Director (and Willie pal) Billy Bob Thornton pays tribute to “The King of Luck.”
By Lynne Margolis
(LSM May/June 2011/vol. 4 – Issue 3)
When Billy Bob Thornton was approached about helming a Willie Nelson documentary, he thought it sounded like a cool idea. But when the financiers pulled out and he was left holding the proverbial bag — including a bunch of already-hired film people looking at him with “what now?” expectations — he decided to jump in and do it anyway, financing it himself.
It’s a much smaller movie now, but as Thornton points out, that’s the way Willie would do it anyway: less fuss, more casual and intimate. As it happened, Thornton’s band, the Boxmasters, were out on the road with Nelson, so they grabbed a bit of concert footage. But during an interview in an alcove of the Four Seasons Hotel just before The King of Luck made its South By Southwest world premiere, Thornton said he purposely set out not to make a concert documentary or A&E Biography piece. Instead, he contacted Nelson’s family and several of his friends — many of whom happen to be Thornton’s friends, too — and invited them out to Willie’s place in Luck (the movie set/grownup playground Nelson has out by his Pedernales studio/golf course spread in Briarwood). As Thorton explains, most of the film “is this extended family of his telling why they love him and why they’re loyal to him and he’s loyal to them.”
Of course, that extended family includes the Family Band, Nelson’s longtime posse of stagemates: Sister Bobbie, Paul English, Bill English, Bee Spears and Mickey Raphael. It also includes retired University of Texas coach Darrell K Royal; fellow musicians Freddie Powers, Jimmie Vaughan, Joe Ely, Bobby and CoCo Whitlock, Ray Benson, Ray Price, Shelby Lynne, Kris Kristofferson, Kinky Friedman and Billy Joe Shaver; actors Woody Harrelson and Owen and Luke Wilson; and Nelson’s kids. Unfortunately, friends like former President Bill Clinton, U.S. Rep. Dennis Kucinich and Lyle Lovett were unavailable, and indie budgeting meant they couldn’t fly people around to get interviews.
But the hardest part, according to Thornton, was having to switch from friend mode to documentarian.

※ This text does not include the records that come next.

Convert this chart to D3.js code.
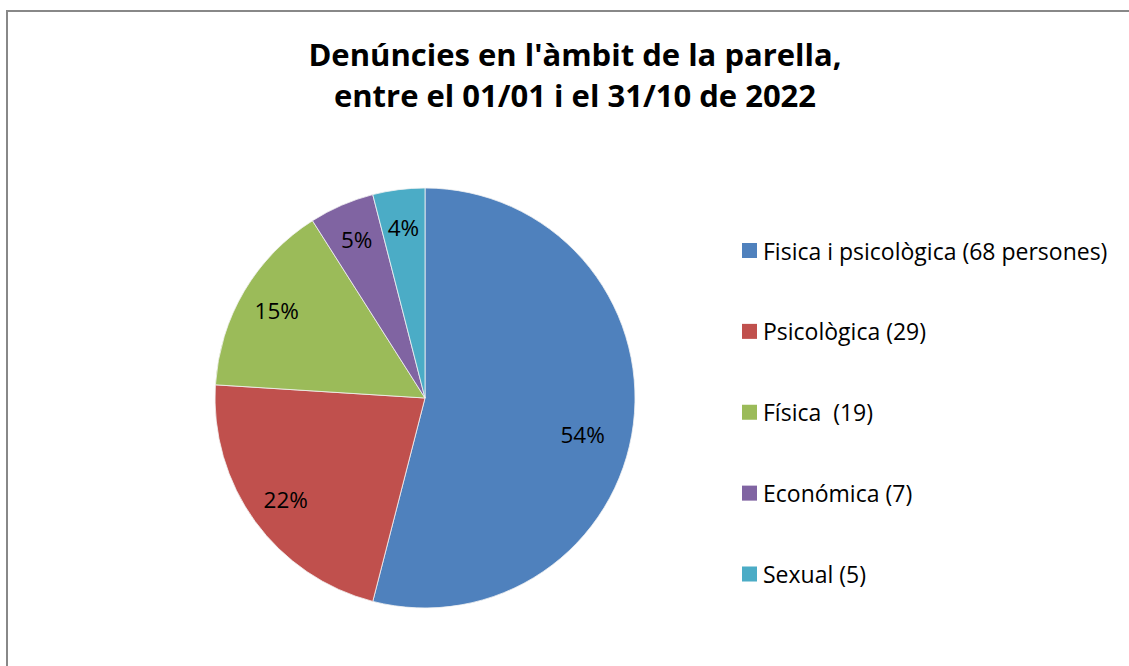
<!DOCTYPE html>
<html>
<head>
<meta charset="utf-8">
<script src="https://cdn.jsdelivr.net/npm/d3@7"></script>
<style>
  html, body { margin: 0; padding: 0; background: #fff; }
  svg { display: block; }
  text { font-family: "Open Sans", Lato, sans-serif; fill: #000; white-space: pre; }
</style>
</head>
<body>
<svg id="chart" width="1129" height="666"></svg>
<script>
// ---- data ----
const titleLines = ["Denúncies en l'àmbit de la parella,", "entre el 01/01 i el 31/10 de 2022"];
const categories = ["Fisica i psicològica (68 persones)", "Psicològica (29)", "Física  (19)", "Económica (7)", "Sexual (5)"];
const percentages = [54, 22, 15, 5, 4];
const colors = ["#4F81BD", "#C0504D", "#9BBB59", "#8064A2", "#4BACC6"];

const W = 1129, H = 666;
const svg = d3.select("#chart");

// chart border
svg.append("rect")
  .attr("x", 7).attr("y", 11)
  .attr("width", W + 20).attr("height", H + 20)
  .attr("fill", "#fff")
  .attr("stroke", "#888").attr("stroke-width", 2);

// title
const title = svg.append("text")
  .attr("text-anchor", "middle")
  .attr("font-weight", "bold")
  .attr("font-size", 31);
titleLines.forEach((t, i) => {
  title.append("tspan").attr("x", 575).attr("y", 66 + i * 41).text(t);
});

// pie
const cx = 425, cy = 398, r = 210;
const data = categories.map((c, i) => ({ name: c, value: percentages[i], color: colors[i] }));
const pie = d3.pie().value(d => d.value).sort(null);
const arcs = pie(data);
const arc = d3.arc().innerRadius(0).outerRadius(r);
const labelArc = d3.arc().innerRadius(r * 0.82).outerRadius(r * 0.82);

const g = svg.append("g").attr("transform", `translate(${cx},${cy})`);
g.selectAll("path.slice").data(arcs).join("path")
  .attr("class", "slice")
  .attr("d", arc)
  .attr("fill", d => d.data.color)
  .attr("stroke", "#f2f2f2").attr("stroke-width", 0.8);

g.selectAll("text.lbl").data(arcs).join("text")
  .attr("class", "lbl")
  .attr("transform", d => {
    let [x, y] = labelArc.centroid(d);
    if (d.index === 0) { const a = (d.startAngle + d.endAngle) / 2 + 0.1; const rr = r * 0.77; x = rr * Math.sin(a); y = -rr * Math.cos(a); }
    return `translate(${x},${y})`;
  })
  .attr("text-anchor", "middle")
  .attr("dominant-baseline", "central")
  .attr("font-size", 22.5)
  .text(d => d.data.value + "%");

// legend
const legendY = d3.scalePoint().domain(categories).range([250.5, 574]);
const lg = svg.append("g");
const items = lg.selectAll("g.item").data(data).join("g")
  .attr("class", "item")
  .attr("transform", d => `translate(742,${legendY(d.name)})`);
items.append("rect")
  .attr("x", 0).attr("y", -7.5).attr("width", 15).attr("height", 15)
  .attr("fill", d => d.color);
items.append("text")
  .attr("x", 21).attr("y", 0)
  .attr("dominant-baseline", "central")
  .attr("font-size", 23)
  .text(d => d.name);
</script>
</body>
</html>
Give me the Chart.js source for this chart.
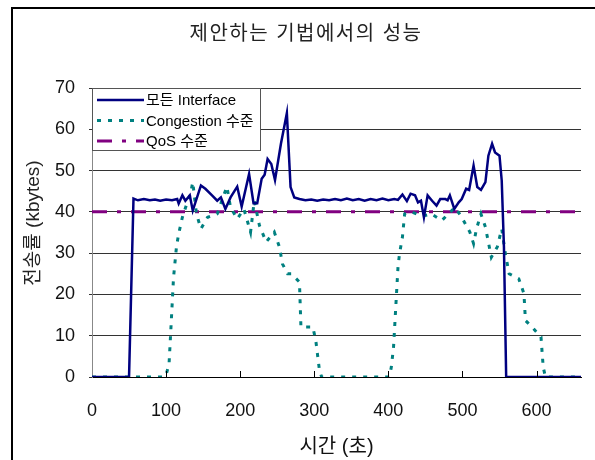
<!DOCTYPE html>
<html>
<head>
<meta charset="utf-8">
<script src="https://cdn.jsdelivr.net/npm/chart.js@4"></script>
<style>
  body { margin: 0; background: #fff; }
  canvas { display: block; }
</style>
</head>
<body>
<canvas id="perfChart" width="595" height="460"></canvas>
<script>
// time (sec) and rate (kbytes)
const ifaceTime = [0, 50, 56, 62, 70, 78, 85, 92, 100, 108, 115, 117, 122, 126, 132, 136, 147, 153, 162, 169, 174, 180, 187, 196, 202, 212, 218, 223, 229, 233, 237, 242, 247, 255, 263, 268, 273, 280, 288, 296, 304, 312, 320, 328, 336, 344, 352, 360, 368, 376, 384, 392, 400, 408, 413, 419, 425, 430, 436, 440, 444, 448, 453, 459, 465, 470, 477, 480, 483, 489, 495, 499, 505, 509, 515, 520, 525, 531, 535, 540, 544, 550, 553, 556, 559, 660];
const ifaceRate = [0, 0, 43.2, 42.8, 43.1, 42.8, 43.0, 42.7, 43.0, 42.8, 43.1, 42.0, 44.0, 42.7, 44.0, 40.3, 46.4, 45.6, 44.0, 42.7, 43.5, 40.7, 43.5, 46.1, 41.3, 49.2, 42.1, 42.1, 48.0, 49.0, 52.8, 51.6, 47.7, 56.5, 63.9, 46.0, 43.5, 43.1, 42.8, 43.0, 42.7, 43.0, 42.8, 43.1, 42.8, 43.2, 42.8, 43.1, 42.7, 43.1, 42.8, 43.2, 42.8, 43.1, 42.9, 44.2, 42.6, 44.4, 44.0, 42.3, 42.7, 38.7, 44.0, 42.7, 41.5, 43.1, 43.1, 42.8, 44.0, 40.7, 42.3, 43.1, 45.6, 45.3, 51.2, 46.0, 45.3, 47.2, 53.6, 56.5, 54.4, 53.6, 47.6, 31.5, 0, 0];

const congTime = [0, 97, 100, 104, 106, 108, 110, 114, 117, 122, 128, 133, 136, 141, 147, 156, 169, 176, 182, 187, 196, 205, 214, 219, 226, 235, 246, 253, 257, 264, 269, 280, 282, 298, 302, 307, 310, 400, 402, 404, 407, 409, 411, 413, 415, 419, 422, 431, 438, 449, 458, 472, 481, 490, 499, 510, 515, 519, 525, 531, 539, 547, 553, 558, 563, 576, 583, 585, 594, 606, 609, 612, 660];
const congRate = [0, 0, 0.5, 3.2, 10, 17, 24, 31.5, 34.7, 38.7, 42, 44.4, 47.2, 39.5, 35.9, 38.7, 39.5, 43.1, 46.1, 41.1, 38.3, 40.7, 35.1, 42.7, 36.7, 32.7, 35.1, 31.5, 27.4, 25, 25, 23, 12.1, 12.1, 8.9, 1.6, 0, 0, 0.5, 2.4, 7.3, 13.7, 20.2, 26.6, 29.8, 33.9, 39.5, 40, 39.5, 39.1, 39.5, 37.9, 39.5, 41.1, 38.7, 35.1, 32.3, 35.9, 39.5, 36.3, 29, 31.5, 35.9, 29.8, 25, 23.8, 20.2, 13.7, 12.1, 9.7, 2.4, 0, 0];

const qosTime = [0, 660];
const qosRate = [40, 40];

const seriesNames = ["모든 Interface", "Congestion 수준", "QoS 수준"];
const xTicks = [0, 100, 200, 300, 400, 500, 600];
const chartTitle = "제안하는 기법에서의 성능";
const yTitle = "전송률 (kbytes)";
const xTitle = "시간 (초)";

const pts = (xs, ys) => xs.map((x, i) => ({ x: x, y: ys[i] }));

const sans = '"Liberation Sans", "Noto Sans CJK KR", sans-serif';

const styles = [
  { color: "#000080", dash: [], width: 2.5 },
  { color: "#008080", dash: [4, 7], width: 3 },
  { color: "#800080", dash: [15, 10, 4, 10], width: 3 },
];

// frame, titles, inside tick marks, legend box
const extras = {
  id: "extras",
  beforeDraw(chart) {
    const c = chart.ctx;
    c.save();
    c.fillStyle = "#fff";
    c.fillRect(0, 0, chart.width, chart.height);
    c.strokeStyle = "#000";
    c.lineWidth = 2;
    c.strokeRect(12, 8, 700, 700);

    c.fillStyle = "#222";
    c.textAlign = "center";
    c.textBaseline = "middle";
    c.font = "20px " + sans;
    c.letterSpacing = "1.5px";
    c.fillText(chartTitle, 306, 34);
    c.letterSpacing = "0px";

    c.font = "19px " + sans;
    c.translate(34, 223);
    c.rotate(-Math.PI / 2);
    c.fillText(yTitle, 0, 0);
    c.restore();
  },
  afterDraw(chart) {
    const c = chart.ctx;
    const xs = chart.scales.x;
    const bottom = chart.chartArea.bottom;
    c.save();
    c.strokeStyle = "#000";
    c.lineWidth = 1;
    xTicks.slice(1).forEach(v => {
      const px = Math.round(xs.getPixelForValue(v)) + 0.5;
      c.beginPath();
      c.moveTo(px, bottom);
      c.lineTo(px, bottom - 6);
      c.stroke();
    });

    const left = chart.chartArea.left, top = chart.chartArea.top;
    c.fillStyle = "#fff";
    c.fillRect(left, top, 168, 62);
    c.strokeStyle = "#555";
    c.strokeRect(left + 0.5, top + 0.5, 168, 62);
    c.font = "15px " + sans;
    c.textBaseline = "middle";
    seriesNames.forEach((name, i) => {
      const y = top + 12 + i * 20.5;
      const s = styles[i];
      c.strokeStyle = s.color;
      c.lineWidth = s.width;
      c.setLineDash(s.dash);
      c.beginPath();
      c.moveTo(left + 5, y);
      c.lineTo(left + 52, y);
      c.stroke();
      c.setLineDash([]);
      c.fillStyle = "#000";
      c.fillText(name, left + 54, y + 1);
    });
    c.restore();
  }
};

const ctx = document.getElementById("perfChart").getContext("2d");

new Chart(ctx, {
  type: "line",
  data: {
    datasets: [
      { label: seriesNames[0], data: pts(ifaceTime, ifaceRate) },
      { label: seriesNames[1], data: pts(congTime, congRate) },
      { label: seriesNames[2], data: pts(qosTime, qosRate) },
    ].map((d, i) => Object.assign(d, {
      borderColor: styles[i].color,
      borderWidth: styles[i].width,
      borderDash: styles[i].dash,
      pointRadius: 0,
      tension: 0,
      fill: false,
    })),
  },
  options: {
    responsive: false,
    devicePixelRatio: 1,
    animation: false,
    layout: { padding: { left: 0, right: 14, top: 88, bottom: 0 } },
    plugins: {
      legend: { display: false },
      tooltip: { enabled: false },
      title: { display: false },
    },
    scales: {
      x: {
        type: "linear",
        min: 0,
        max: 660,
        afterBuildTicks: s => { s.ticks = xTicks.map(v => ({ value: v })); },
        afterFit: s => { s.height = 83; },
        grid: { display: false, drawTicks: false },
        border: { display: true, color: "#000", width: 1 },
        ticks: { color: "#111", padding: 23, maxRotation: 0, font: { family: sans, size: 18 } },
        title: {
          display: true,
          text: xTitle,
          color: "#111",
          font: { family: sans, size: 20, lineHeight: 1.2 },
          padding: { top: 0, bottom: 1 },
        },
      },
      y: {
        min: 0,
        max: 70,
        afterFit: s => { s.width = 92; },
        grid: { color: "#333", lineWidth: 1, tickLength: 3 },
        border: { display: true, color: "#888", width: 1 },
        ticks: { stepSize: 10, color: "#111", padding: 14, font: { family: sans, size: 18 } },
        title: { display: false },
      },
    },
  },
  plugins: [extras],
});
</script>
</body>
</html>
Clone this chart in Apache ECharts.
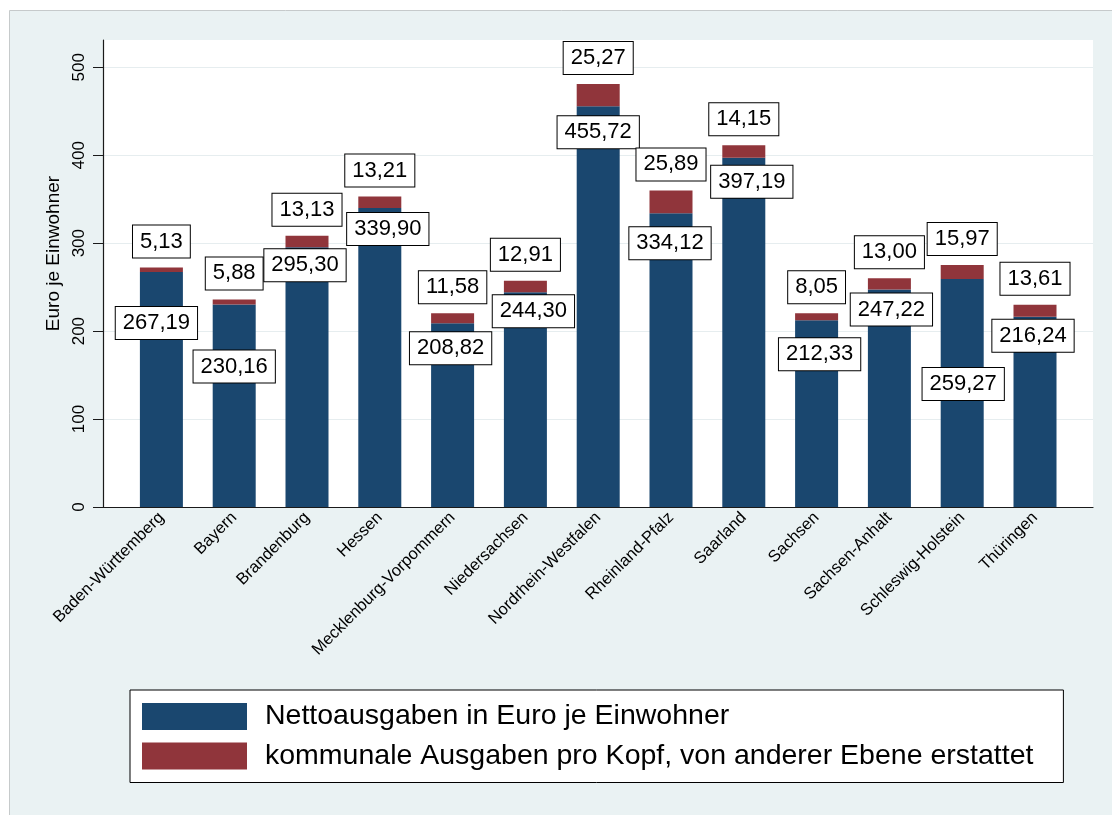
<!DOCTYPE html>
<html><head><meta charset="utf-8">
<script src="https://cdn.jsdelivr.net/npm/echarts@6/dist/echarts.min.js"></script>
<style>html,body{margin:0;padding:0;background:#fff}#c{width:1112px;height:815px}</style>
</head><body><div id="c"></div>
<script>
// ---- data ----
const categories = ['Baden-Württemberg','Bayern','Brandenburg','Hessen','Mecklenburg-Vorpommern','Niedersachsen','Nordrhein-Westfalen','Rheinland-Pfalz','Saarland','Sachsen','Sachsen-Anhalt','Schleswig-Holstein','Thüringen'];
const nettoausgaben = [267.19,230.16,295.30,339.90,208.82,244.30,455.72,334.12,397.19,212.33,247.22,259.27,216.24];
const erstattet = [5.13,5.88,13.13,13.21,11.58,12.91,25.27,25.89,14.15,8.05,13.00,15.97,13.61];
const yTicks = [0,100,200,300,400,500];
const seriesNames = ['Nettoausgaben in Euro je Einwohner','kommunale Ausgaben pro Kopf, von anderer Ebene erstattet'];
const yTitle = 'Euro je Einwohner';

// ---- layout only: pixel offsets of the boxed labels of the first series ----
const nettoLabelOffsets = [[-5,35],[0,46],[-2,2],[8,5],[-2,9],[8,3],[0,10],[-1,14],[8,8],[3,18],[2,4],[1,89],[-2,3]];

const FONT = "'Liberation Sans', Arial, sans-serif";
const fmt = v => v.toFixed(2).replace('.', ',');
const boxLabel = {
  show: true, color: '#000', fontFamily: FONT, fontSize: 22, lineHeight: 24,
  backgroundColor: '#fff', borderColor: '#000', borderWidth: 1, padding: [4, 7, 4, 7],
  formatter: p => fmt(p.value)
};

const chart = echarts.init(document.getElementById('c'), null, {renderer: 'canvas'});
chart.setOption({
  backgroundColor: '#fff',
  animation: false,
  textStyle: {fontFamily: FONT},
  graphic: [{
    type: 'rect', silent: true, z: -100,
    shape: {x: 9.5, y: 10.5, width: 1110, height: 810},
    style: {fill: '#EAF2F3', stroke: '#C6CACB', lineWidth: 1}
  }],
  grid: [
    {left: 103, top: 40, width: 990, height: 467, show: true, backgroundColor: '#fff', borderWidth: 0},
    {left: 125, top: 40, width: 946.4, height: 467}
  ],
  xAxis: [
    {gridIndex: 0, type: 'value', min: 0, max: 1,
     axisLine: {show: true, onZero: false, lineStyle: {color: '#1a1a1a', width: 1.2}},
     axisTick: {show: false}, axisLabel: {show: false}, splitLine: {show: false}},
    {gridIndex: 1, type: 'category', data: categories,
     axisLine: {show: false}, axisTick: {show: false},
     axisLabel: {interval: 0, rotate: 45, margin: 8, fontSize: 16.5, color: '#000', fontFamily: FONT}}
  ],
  yAxis: [
    {gridIndex: 0, type: 'value', min: 0, max: 531, interval: 100,
     name: yTitle, nameLocation: 'middle', nameGap: 40,
     nameTextStyle: {fontSize: 19, color: '#000', fontFamily: FONT, padding: [0, 0, 0, 40]},
     axisLine: {show: true, lineStyle: {color: '#1a1a1a', width: 1.2}},
     axisTick: {show: true, length: 10, customValues: yTicks, lineStyle: {color: '#1a1a1a'}},
     axisLabel: {rotate: 90, margin: 15, fontSize: 17, color: '#000', customValues: yTicks, fontFamily: FONT},
     splitLine: {show: true, lineStyle: {color: '#E6EDEF', width: 1}}},
    {gridIndex: 1, type: 'value', min: 0, max: 531, show: false, splitLine: {show: false}}
  ],
  legend: {
    data: seriesNames, orient: 'vertical', left: 130, top: 690,
    icon: 'rect', itemWidth: 105, itemHeight: 27, itemGap: 10.5,
    padding: [12, 30, 12, 12], borderColor: '#000', borderWidth: 1, backgroundColor: '#fff',
    textStyle: {fontSize: 28.5, color: '#000', fontFamily: FONT, padding: [0, 0, 0, 13]}
  },
  series: [
    {name: seriesNames[0], type: 'bar', stack: 'total', xAxisIndex: 1, yAxisIndex: 1,
     barWidth: 43, itemStyle: {color: '#1A476F'},
     data: nettoausgaben.map((v, i) => ({value: v,
       label: Object.assign({}, boxLabel, {position: 'insideTop', distance: 0,
         offset: [nettoLabelOffsets[i][0], nettoLabelOffsets[i][1]]})}))},
    {name: seriesNames[1], type: 'bar', stack: 'total', xAxisIndex: 1, yAxisIndex: 1,
     barWidth: 43, itemStyle: {color: '#90353B'},
     label: Object.assign({}, boxLabel, {position: 'top', distance: 10}),
     data: erstattet}
  ]
});
</script></body></html>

“Normally, a documentary filmmaker is really an outsider,” he notes. But these were people he was around all the time. “If I was interviewing my best friend, we’d be laughing and you’d turn the tape on and it’s like, ‘Now let’s act like we don’t know each other.’ We have to act like this is all official, so we would crack up half the time.”
He also had to work at “not being a pain in the ass.” When you’re the subject of a documentary, he says, normally, the internal reaction when the interviewer comes around is, “Get that guy outta here.”
“I didn’t want to be that guy,” Thornton says. “I mean, documentary guys can be very pushy.”
The best aspect of the experience, he admits, was hearing from everyone just how they feel about Willie — something none of them discuss in regular conversation.
The film — done in black-and-white — is separated into segments: the crew, the family, the band and Willie.
“The funniest stuff you’ll hear in the thing is probably from the crew and the band,” says Thornton. “Mickey Raphael is fantastic; he’s a great interview.”
As for what they have to say about the Red Headed Stranger, Thornton says it’s not like a roast or an exposé — more of a reverent tribute.
“They’re really talking about why they love him, why they’ve been part of this big, crazy family all these years and what he means to them and what they mean to him. He’s been very loyal to a lot of people.
“You see all these people around Willie, and it’s like, ‘Are you payin’ all these folks? How in the world do you afford this?’ Maybe that’s why he’s on the road 300 days a year!” Thornton says with a laugh. “But he’s very loyal. He has a bigger posse than rap groups.”
One of those people was road manager Poodie Locke, who died just days after shooting wrapped. Thornton says he and Locke had just talked about Poodie’s desire to do a film project together. “He was real serious about wanting to get some things done … he never talked to me about stuff like that,” Thornton says.
Locke’s death emphasizes an important, if unspoken, undercurrent to the project, a “get it done while he’s still alive to appreciate it” element. It’s easy to think a guy like Nelson might stick around forever, but the death of 97-year-old Pinetop Perkins just days after Thornton discussed this project drove home the fact that this could very will be the last documentary to feature perspective from the living, breathing man himself.
“It’s something that we’re real proud of,” says Thornton. “You won’t see anything fancy in it, and I don’t think Willie would want anything more than that.”